**YOUR TASK:** Repeat everything from the first line of the listing below through the line that contains "(yend) at (0,383);", exactly. Leave out pictures.

**MATERIAL:**
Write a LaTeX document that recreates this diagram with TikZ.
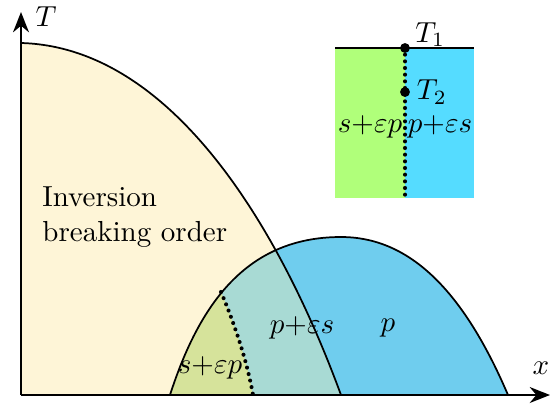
\documentclass[tikz,border=0pt]{standalone}
\usepackage{amsmath}
\usetikzlibrary{
arrows.meta,
positioning
}
\definecolor{PDYellow}{HTML}{FEF5D7}
\definecolor{PDTeal}{HTML}{A8DAD4}
\definecolor{PDOlive}{HTML}{D6E39B}
\definecolor{PDBlue}{HTML}{6FCDEE}
\definecolor{PDGreen}{HTML}{B0FF7A}
\definecolor{PDCyan}{HTML}{55DCFF}
\tikzset{
pdaxis/.style={-{Stealth[length=7pt,width=5.5pt]}, line width=0.75pt},
pdcurve/.style={line width=0.6pt},
pddots/.style={line width=1.4pt, line cap=round, dash pattern=on 0pt off 2.3pt},
pddot/.style={circle, fill=black, inner sep=0pt, minimum size=3.4pt},
pdlabel/.style={inner sep=1pt, font=\normalsize}
}

\begin{document}
\begin{tikzpicture}[x=0.345pt, y=0.345pt]
\useasboundingbox (-21,-8) rectangle (534,395);
\coordinate (O) at (0,0);
\coordinate (xend) at (529,0);
\coordinate (yend) at (0,383);

% inversion breaking region
\fill[PDYellow] (O) -- (0,352) .. controls (150,348) and (258,169) .. (320,0) -- cycle;
% dome
\fill[PDBlue] (149,0) .. controls (178,90) and (225,158) .. (320,158)
  .. controls (385,158) and (440,110) .. (487,0) -- cycle;
\begin{scope}
\clip (O) -- (0,352) .. controls (150,348) and (258,169) .. (320,0) -- cycle;
\fill[PDTeal] (149,0) .. controls (178,90) and (225,158) .. (320,158)
  .. controls (385,158) and (440,110) .. (487,0) -- cycle;
\clip (100,-5) -- (100,200) -- (200,103) .. controls (212,75) and (226,35) .. (232,0) -- (232,-5) -- cycle;
\fill[PDOlive] (149,0) .. controls (178,90) and (225,158) .. (320,158)
  .. controls (385,158) and (440,110) .. (487,0) -- cycle;
\end{scope}

\draw[pdcurve] (0,352) .. controls (150,348) and (258,169) .. (320,0);
\draw[pdcurve] (149,0) .. controls (178,90) and (225,158) .. (320,158)
  .. controls (385,158) and (440,110) .. (487,0);
\draw[pddots] (200,103) .. controls (212,75) and (226,35) .. (232,0);

% axes
\draw[pdaxis] (O) -- (xend);
\draw[pdaxis] (O) -- (yend);
\node[pdlabel] (Tlab) at (25,378) {$T$};
\node[pdlabel] (xlab) at (520,27) {$x$};

% labels in the diagram
\node[pdlabel, anchor=west, align=left] (inv) at (18,178) {Inversion\\breaking order};
\node[pdlabel] (sep) at (189,27) {$s{+}\varepsilon p$};
\node[pdlabel] (pes) at (281,67) {$p{+}\varepsilon s$};
\node[pdlabel] (p) at (367,67) {$p$};

% inset
\fill[PDGreen] (314,197) rectangle (384,347);
\fill[PDCyan] (384,197) rectangle (453,347);
\draw[pdcurve] (314,347) -- (453,347);
\draw[pddots] (384,347) -- (384,197);
\node[pddot] (t1) at (384,347) {};
\node[pddot] (t2) at (384,303) {};
\node[pdlabel, above right=-2pt and 1pt of t1] (T1lab) {$T_1$};
\node[pdlabel, right=1pt of t2] (T2lab) {$T_2$};
\node[pdlabel] (isep) at (349,268) {$s{+}\varepsilon p$};
\node[pdlabel] (ipes) at (419,268) {$p{+}\varepsilon s$};
\end{tikzpicture}
\end{document}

**EXPECTED ANSWER:**
Write a LaTeX document that recreates this diagram with TikZ.
\documentclass[tikz,border=0pt]{standalone}
\usepackage{amsmath}
\usetikzlibrary{
arrows.meta,
positioning
}
\definecolor{PDYellow}{HTML}{FEF5D7}
\definecolor{PDTeal}{HTML}{A8DAD4}
\definecolor{PDOlive}{HTML}{D6E39B}
\definecolor{PDBlue}{HTML}{6FCDEE}
\definecolor{PDGreen}{HTML}{B0FF7A}
\definecolor{PDCyan}{HTML}{55DCFF}
\tikzset{
pdaxis/.style={-{Stealth[length=7pt,width=5.5pt]}, line width=0.75pt},
pdcurve/.style={line width=0.6pt},
pddots/.style={line width=1.4pt, line cap=round, dash pattern=on 0pt off 2.3pt},
pddot/.style={circle, fill=black, inner sep=0pt, minimum size=3.4pt},
pdlabel/.style={inner sep=1pt, font=\normalsize}
}

\begin{document}
\begin{tikzpicture}[x=0.345pt, y=0.345pt]
\useasboundingbox (-21,-8) rectangle (534,395);
\coordinate (O) at (0,0);
\coordinate (xend) at (529,0);
\coordinate (yend) at (0,383);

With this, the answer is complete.